Em comum, possuem o caráter destemido, a defesa intransigente dos povos indígenas e aversão aos corredores burocráticos. Preferem a mata, apesar dos perigos. Meirelles, por exemplo, quase morreu em 2004 durante um ataque de índios da etnia masku. Uma flecha atravessou seu rosto, entrou pela bochecha e saiu pelo pescoço, enquanto pescava em um igarapé próximo ao posto Xinane. A primeira reação foi pular do barco e correr pelas águas rasas. As flechas zuniam perto do ouvido. Após várias ligações para a Funai, o Exército e o gabinete do então governador Tião Viana, Meirelles foi resgatado por um helicóptero militar. Menos de um mês depois, ainda em recuperação, voltou ao posto na floresta para cuidar dos “parentes brabos”.

Afonsinho tem história semelhante.

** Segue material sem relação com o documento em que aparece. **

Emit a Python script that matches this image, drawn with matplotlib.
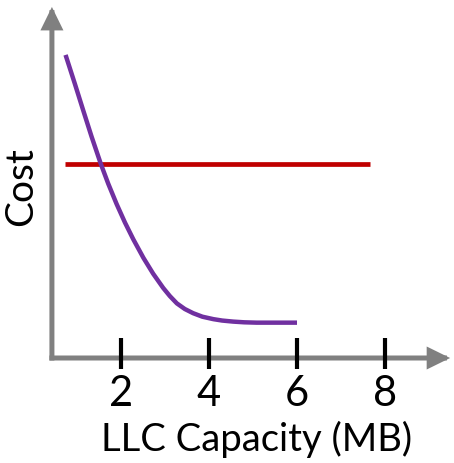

No fim da década de 70, ele foi escalado para fazer contato com um grupo da etnia arara que atacava operários da Transamazônica, o megalômano projeto da ditadura militar que pretendia cortar a floresta com a estrada. “Eles só deixavam os ossos, parece que comiam tudo”, recorda o sertanista, que tem hoje cerca de 70 anos (ele mesmo se confunde com a idade desde que a falsificou para entrar no antigo Serviço de Proteção ao Índio, predecessor da Funai. Só maiores de 18 anos eram aceitos).

Em uma das incursões para tentar o contato, a equipe da Funai foi atacada. Afonsinho conta os detalhes: “A primeira flecha entrou aqui, sobre o pulmão. A outra, quando eu já estava caído, mais embaixo, pegou o meu rim”. Depois de ser flechado, o senhor ainda voltou lá? “Voltei, claro. Sou amigo deles, me dou bem, falo a língua”, narra o sertanista, que atualmente chefia o posto Arara, na terra indígena Cachoeira Seca do Iriri. Afonsinho dedicou a vida ao contato com os índios. O pai, cearense de nascimento, era seringueiro e não podia ouvir menções a índios sem correr para pegar uma espingarda. O filho, ao contrário, nunca disparou um único tiro contra os nativos. No ramo desde 1951, virou uma espécie de amuleto na Funai de Altamira, respeitado pelos funcionários e pela burocracia em Brasília. Trabalhou na pacificação dos caiapós, que recebiam os intrusos a golpes de tacape, e dos araras. Em 1996, fez contato com os corubos, chamados de “caceteiros”, no Vale do Javari (AM).